Legal flap as bats in the attic prove a nightmare
Plagued by an infestation of bats, Jonathan Mortimer is calling for a change in the law and warns home owners to protect themselves from these creatures of the night. Sharon Dale reports.
IT’S easy to see why Jonathan Mortimer bought his converted barn on the former set of TV soap Emmerdale.
But when night falls this beautiful country property in Leathley, neat Otley becomes a scene from a gothic horror film.
Hundreds of bats are roosting in the roof above the master bedroom and the screeching, scratching and vile stench have turned the dream home into a living nightmare.
Droppings and urine leak through the ceiling and bats have squeezed through the tiniest of cracks to fly about the bedroom, sometimes landing on the duvet in the middle of the night.
The problem is more intense because the bedroom is open to the eaves, which means the creatures have made their home in a narrow gap between the plasterboard and the slate above. The building is also south-facing, which is attractive to bats.
Conservation workers assessed the roost and Mr Mortimer, a lawyer, has been granted a licence from Natural England to remove the 270 common pipistrelles, which could multiply to 600.
But he must wait till the end of the summer breeding season at the end of August before he can get rid of the unwanted visitors.
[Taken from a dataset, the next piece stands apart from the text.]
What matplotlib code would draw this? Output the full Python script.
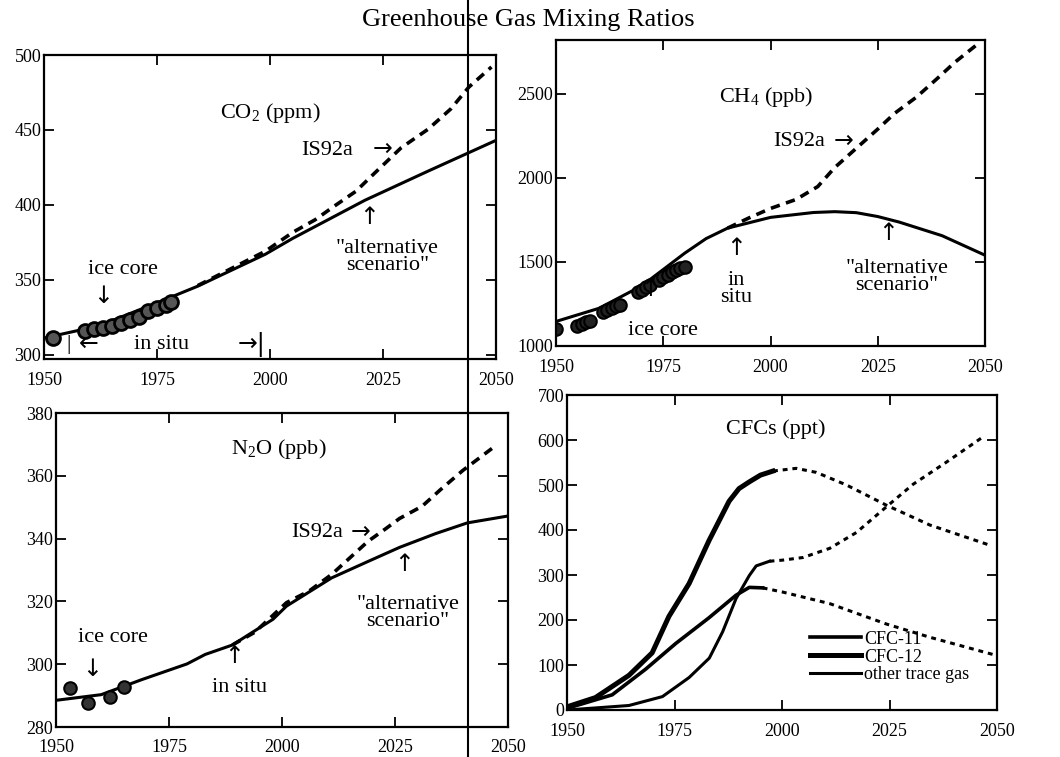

They are protected under UK law and homeowners face hefty fines of up to £5,000 per bat if they are found to have harmed them. It is a criminal offence to deliberately capture, injure or kill a bat, or to intentionally or recklessly disturb a roost.
“I appear to have no choice other than to hand the keys over to the bats, as clearly they have more rights to my property than I do,” says Mr Mortimer, head of dispute resolution at Harrogate law firm Raworths.
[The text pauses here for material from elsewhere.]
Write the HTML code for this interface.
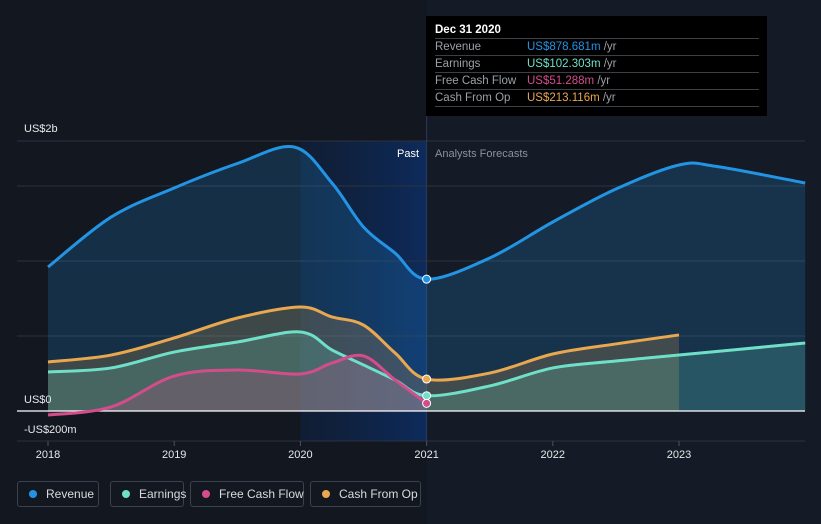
<!DOCTYPE html>
<html><head><meta charset="utf-8">
<style>
body{margin:0;background:#151b26;font-family:"Liberation Sans",sans-serif;}
#wrap{position:relative;width:821px;height:524px;overflow:hidden;background:#151b26;}
.leg{position:absolute;top:481px;height:26px;border:1px solid #3a4150;border-radius:3px;color:#d8dbe0;font-size:12px;line-height:24px;box-sizing:border-box;padding-left:28px;white-space:nowrap;}
.leg i{position:absolute;left:11px;top:8px;width:8px;height:8px;border-radius:50%;}
</style></head><body>
<div id="wrap">
<svg id="svg" width="821" height="524" style="position:absolute;left:0;top:0"></svg>
<div style="position:absolute;left:426px;top:16px;width:341px;height:100px;background:#000;">
 <div style="position:absolute;left:9px;top:8px;color:#fff;font-size:11.5px;font-weight:bold">Dec 31 2020</div>
 <div id="tt"></div>
</div>
<div class="leg" style="left:17px;width:82px"><i style="background:#2394e3"></i>Revenue</div>
<div class="leg" style="left:110px;width:74px"><i style="background:#6fe0c8"></i>Earnings</div>
<div class="leg" style="left:190px;width:114px"><i style="background:#d44d8b"></i>Free Cash Flow</div>
<div class="leg" style="left:310px;width:111px"><i style="background:#e9a84f"></i>Cash From Op</div>
</div>
<script>
const revT=[2018,2018.5,2019,2019.5,2019.95,2020.25,2020.5,2020.75,2021,2021.5,2022,2022.5,2023,2023.3,2024];
const revV=[960,1293,1487,1650,1760,1520,1227,1053,879,1020,1260,1480,1640,1630,1520];
const earnT=[2018,2018.5,2019,2019.5,2020,2020.25,2020.5,2020.75,2021,2021.5,2022,2022.5,2023,2024];
const earnV=[260,287,393,460,527,407,307,207,102,167,287,333,373,453];
const fcfT=[2018,2018.5,2019,2019.5,2020,2020.25,2020.5,2020.75,2021];
const fcfV=[-27,27,233,273,247,320,367,207,51];
const cfoT=[2018,2018.5,2019,2019.5,2020,2020.25,2020.5,2020.75,2021,2021.5,2022,2022.5,2023];
const cfoV=[327,373,487,620,693,627,573,387,213,253,380,447,507];
const yTicks=[1500,1000,500];
const xTicks=[2018,2019,2020,2021,2022,2023];
const ttLabels=["Revenue","Earnings","Free Cash Flow","Cash From Op"];
const ttValues=["US$878.681m","US$102.303m","US$51.288m","US$213.116m"];
const ttColors=["#2394e3","#6fe0c8","#d44d8b","#e9a84f"];

const X=t=>48+(t-2018)*126.2;
const Y=v=>411-v*0.15;
const NS="http://www.w3.org/2000/svg";
const svg=document.getElementById('svg');
function mk(tag,a,p){const e=document.createElementNS(NS,tag);for(const k in a)e.setAttribute(k,a[k]);(p||svg).appendChild(e);return e;}
function path(T,V){const p=T.map((t,i)=>[X(t),Y(V[i])]);let d="M"+p[0];for(let i=0;i<p.length-1;i++){const p0=p[i-1]||p[i],p1=p[i],p2=p[i+1],p3=p[i+2]||p2;const c1=[p1[0]+(p2[0]-p0[0])/6,p1[1]+(p2[1]-p0[1])/6],c2=[p2[0]-(p3[0]-p1[0])/6,p2[1]-(p3[1]-p1[1])/6];d+="C"+c1+" "+c2+" "+p2;}return d;}
const defs=mk('defs',{});
defs.innerHTML='<linearGradient id="pg" x1="0" x2="1"><stop offset="0" stop-color="#0f2346" stop-opacity="0.5"/><stop offset="1" stop-color="#0d2b5c"/></linearGradient>';
let r=mk('rect',{x:0,y:0,width:X(2021),height:524,fill:'#121720'});

r=mk('rect',{x:X(2020),y:141,width:X(2021)-X(2020),height:300,fill:'url(#pg)'});

[1800,...yTicks].forEach(v=>{const l=mk('line',{x1:17,x2:805,y1:Y(v),y2:Y(v),stroke:'#2c3340','stroke-width':1});});
let l=mk('line',{x1:17,x2:805,y1:441,y2:441,stroke:'#2c3340'});
l=mk('line',{x1:X(2021),x2:X(2021),y1:16,y2:441,stroke:'#2a3a5a'});
const series=[[revT,revV,'#2394e3',0.2,'revenue'],[cfoT,cfoV,'#e9a84f',0.2,'cash-from-op'],[earnT,earnV,'#6fe0c8',0.2,'earnings'],[fcfT,fcfV,'#d44d8b',0.2,'free-cash-flow']];
series.forEach(s=>{const d=path(s[0],s[1]);const a=mk('path',{d:d+"L"+X(s[0][s[0].length-1])+","+Y(0)+"L"+X(s[0][0])+","+Y(0)+"Z",fill:s[2],'fill-opacity':s[3]});});
l=mk('line',{x1:17,x2:805,y1:Y(0),y2:Y(0),stroke:'#fff','stroke-width':1.2});
series.forEach(s=>{const p=mk('path',{d:path(s[0],s[1]),fill:'none',stroke:s[2],'stroke-width':3});});
series.forEach(s=>{const i=s[0].indexOf(2021);const c=mk('circle',{cx:X(2021),cy:Y(s[1][i]),r:4,fill:s[2],stroke:'#fff','stroke-width':1});});
function txt(x,y,s,o){const t=mk('text',Object.assign({x:x,y:y,fill:'#e6e8eb','font-size':11,'font-family':'Liberation Sans'},o||{}));t.textContent=s;return t;}
let t=txt(24,132,'US$2b');
t=txt(24,403,'US$0');
t=txt(24,433,'-US$200m');
t=txt(419,157,'Past',{'text-anchor':'end',fill:'#fff'});
t=txt(435,157,'Analysts Forecasts',{fill:'#8c929c'});
xTicks.forEach(y=>{const k=mk('line',{x1:X(y),x2:X(y),y1:441,y2:446,stroke:'#4a5160'});const tt=txt(X(y),458,String(y),{'text-anchor':'middle'});});
const tt=document.getElementById('tt');
ttLabels.forEach((lab,i)=>{const row=document.createElement('div');row.style.cssText='position:absolute;left:9px;width:324px;top:'+(22+i*17)+'px;height:17px;border-top:1px solid #3a3f48;font-size:11.5px;line-height:17px;color:#9ba0a8;white-space:nowrap';


row.innerHTML='<span>'+lab+'</span><span style="position:absolute;left:92px"><span style="color:'+ttColors[i]+'">'+ttValues[i]+'</span> /yr</span>';tt.appendChild(row);});
const b=document.createElement('div');b.style.cssText='position:absolute;left:9px;width:324px;top:90px;border-top:1px solid #3a3f48';tt.appendChild(b);
</script>
</body></html>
“As well as the nightmare of living with them, there is the cost of cleaning up and blocking up any holes to prevent them getting in again. That will run into thousands, and insurance companies won’t pay out on bat damage.”
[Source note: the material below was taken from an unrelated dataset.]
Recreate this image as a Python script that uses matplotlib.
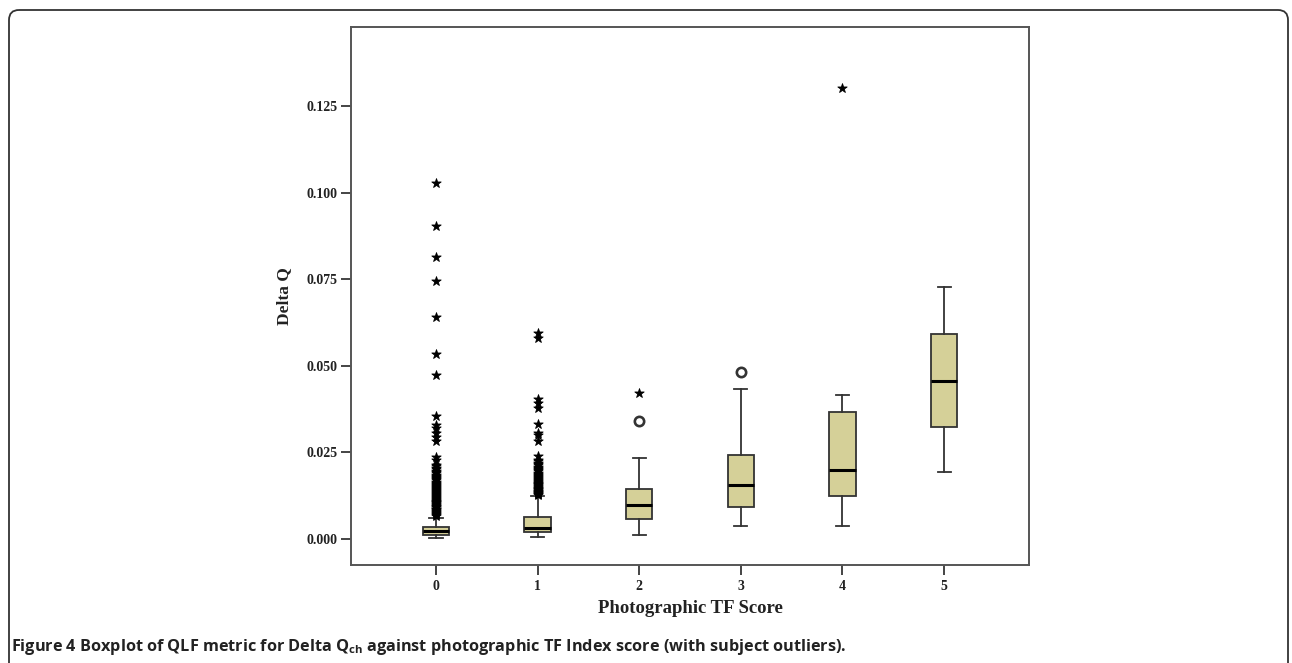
import matplotlib
matplotlib.use("Agg")
import matplotlib.pyplot as plt
import matplotlib.patches as mpatches

# Box statistics, one entry per TF score
scores = [0, 1, 2, 3, 4, 5]
q1 = [0.0012, 0.0019, 0.0059, 0.0093, 0.0125, 0.0324]
medians = [0.0022, 0.0033, 0.0098, 0.0155, 0.0198, 0.0457]
q3 = [0.0036, 0.0064, 0.0144, 0.0242, 0.0367, 0.0592]
whisker_lo = [0.0004, 0.0006, 0.0011, 0.0038, 0.0038, 0.0193]
whisker_hi = [0.0062, 0.0125, 0.0233, 0.0432, 0.0416, 0.0728]

# Outliers: circles (mild) and stars (extreme)
circle_x = [2, 3]
circle_y = [0.0341, 0.0481]

star_y0 = [0.1027, 0.0904, 0.0815, 0.0745, 0.0641, 0.0534, 0.0473, 0.0355,
           0.0329, 0.0320, 0.0307, 0.0295, 0.0283, 0.0238, 0.0228, 0.0214,
           0.0210, 0.0205, 0.0201, 0.0197, 0.0193, 0.0190, 0.0186, 0.0183,
           0.0179, 0.0176, 0.0172, 0.0169, 0.0166, 0.0163, 0.0159, 0.0156,
           0.0153, 0.0150, 0.0147, 0.0144, 0.0141, 0.0138, 0.0135, 0.0132,
           0.0129, 0.0127, 0.0124, 0.0121, 0.0118, 0.0116, 0.0113, 0.0111,
           0.0108, 0.0106, 0.0103, 0.0101, 0.0098, 0.0096, 0.0093, 0.0091,
           0.0088, 0.0086, 0.0083, 0.0081, 0.0078, 0.0076, 0.0073, 0.0070,
           0.0067]
star_x0 = [0] * len(star_y0)
star_y1 = [0.0594, 0.0581, 0.0404, 0.0392, 0.0377, 0.0332, 0.0307, 0.0300,
           0.0284, 0.0241, 0.0228, 0.0224, 0.0220, 0.0216, 0.0213, 0.0209,
           0.0206, 0.0202, 0.0199, 0.0195, 0.0192, 0.0189, 0.0186, 0.0183,
           0.0180, 0.0177, 0.0174, 0.0171, 0.0168, 0.0166, 0.0163, 0.0160,
           0.0158, 0.0155, 0.0153, 0.0150, 0.0148, 0.0145, 0.0143, 0.0141,
           0.0139, 0.0137, 0.0135, 0.0133, 0.0131, 0.0129, 0.0127]
star_x1 = [1] * len(star_y1)
star_x_other = [2, 4]
star_y_other = [0.0421, 0.1303]

yticks = [0.000, 0.025, 0.050, 0.075, 0.100, 0.125]
ytick_labels = ["0.000", "0.025", "0.050", "0.075", "0.100", "0.125"]

BOX_COLOR = "#d5d098"
serif = ["Liberation Serif", "DejaVu Serif"]

fig = plt.figure(figsize=(12.92, 6.63), dpi=100)

# Rounded page frame drawn in pixel units
bg = fig.add_axes([0, 0, 1, 1], zorder=-1)
bg.set_xlim(0, 1292)
bg.set_ylim(663, 0)
bg.axis("off")
bg.add_patch(mpatches.FancyBboxPatch((9, 10), 1279, 680,
                                     boxstyle="round,pad=0,rounding_size=10",
                                     fill=False, edgecolor="#333333", linewidth=1.3))

ax = fig.add_axes([0.2717, 0.1478, 0.5248, 0.8115])

stats = []
for i in range(len(scores)):
    stats.append({"med": medians[i], "q1": q1[i], "q3": q3[i],
                  "whislo": whisker_lo[i], "whishi": whisker_hi[i], "fliers": []})

ax.bxp(stats, positions=scores, widths=0.26, capwidths=0.13, patch_artist=True,
       showfliers=False,
       boxprops=dict(facecolor=BOX_COLOR, edgecolor="#333333", linewidth=1.3),
       medianprops=dict(color="black", linewidth=2.2),
       whiskerprops=dict(color="#333333", linewidth=1.3),
       capprops=dict(color="#333333", linewidth=1.3))

stars_x = star_x0 + star_x1 + star_x_other
stars_y = star_y0 + star_y1 + star_y_other
ax.scatter(stars_x, stars_y, marker="*", s=50, color="black",
           edgecolors="black", linewidths=0.6, zorder=3)
ax.scatter(circle_x, circle_y, marker="o", s=45, facecolors="white",
           edgecolors="#333333", linewidths=1.9, zorder=3)

ax.set_xlim(-0.836, 5.836)
ax.set_ylim(-0.0075, 0.1478)
ax.set_yticks(yticks)
ax.set_yticklabels(ytick_labels)
ax.set_xticks(scores)
ax.set_xticklabels([str(s) for s in scores])

for lab in ax.get_xticklabels() + ax.get_yticklabels():
    lab.set_family(serif)
    lab.set_fontweight("bold")
    lab.set_fontsize(10)
    lab.set_color("#222222")

ax.tick_params(axis="both", direction="out", length=7, width=1.4, color="#444444")
ax.tick_params(axis="y", pad=3)
ax.tick_params(axis="x", pad=4)
for sp in ax.spines.values():
    sp.set_linewidth(1.4)
    sp.set_color("#555555")

ax.set_ylabel("Delta Q", family=serif, fontweight="bold", fontsize=12.5,
              color="#222222", labelpad=10)
ax.set_xlabel("Photographic TF Score", family=serif, fontweight="bold",
              fontsize=13.5, color="#222222", labelpad=5)

fig.text(0.0085, 0.018,
         r"Figure 4 Boxplot of QLF metric for Delta Q$_{\mathregular{ch}}$ against photographic TF Index score (with subject outliers).",
         family=["Open Sans", "DejaVu Sans"], fontweight="bold", fontsize=11.7,
         color="#222222", ha="left", va="baseline")

fig.savefig("out.png", dpi=100)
He is calling for a review of the preservation law so that licences to remove bats can be granted more easily and immediately to those whose lives and property are damaged by the protected mammals.
He suggests providing bat boxes as alternative habitat.
He is also warning anyone buying a rural property to look out for any signs of bats.
“Ask questions of the seller before you purchase the property. In my case, there were no signs of bats but if I had asked I may have been told of the problem and could have made an informed choice as to whether to proceed with the purchase,” he says. Protective legislation was introduced to halt a decline in the population, but Mr Mortimer believes it is time for a new review of bat numbers to be commissioned and adds:
“We need to be creating new areas of natural habitat for rather than encouraging them to live in the unnatural environment of our homes.”
Natural England says since the clearing of swathes of British woodland, bats have had to adapt to living in buildings.
“Many species now rely heavily on buildings for roosting, so their conservation depends very much on our tolerance and goodwill,” says a spokesman.
“Most bat colonies live quite happily with their human landlords, but occasionally problems or concerns do arise.
“However, the majority of bats are seasonal visitors and will leave of their own accord within a few weeks. “In a few exceptional circumstances it is necessary for bats to be excluded from a property, and in this instance a licence from Natural England is required.”
Heather McFarlane from the Bat Conservation Trust adds: “Bats are a building-reliant species like, swifts and barn owls.
“Many homeowners live happily with their bats or don’t even know they are there. They are a sign you live in a healthy environment.”
UNINVITED GUESTS: Jonathan Mortimer is plagued by bats in the attic of his home, a converted barn which used to feature on TV’s but the mammals have legal protection, making it a lengthy process to get permission to remove them.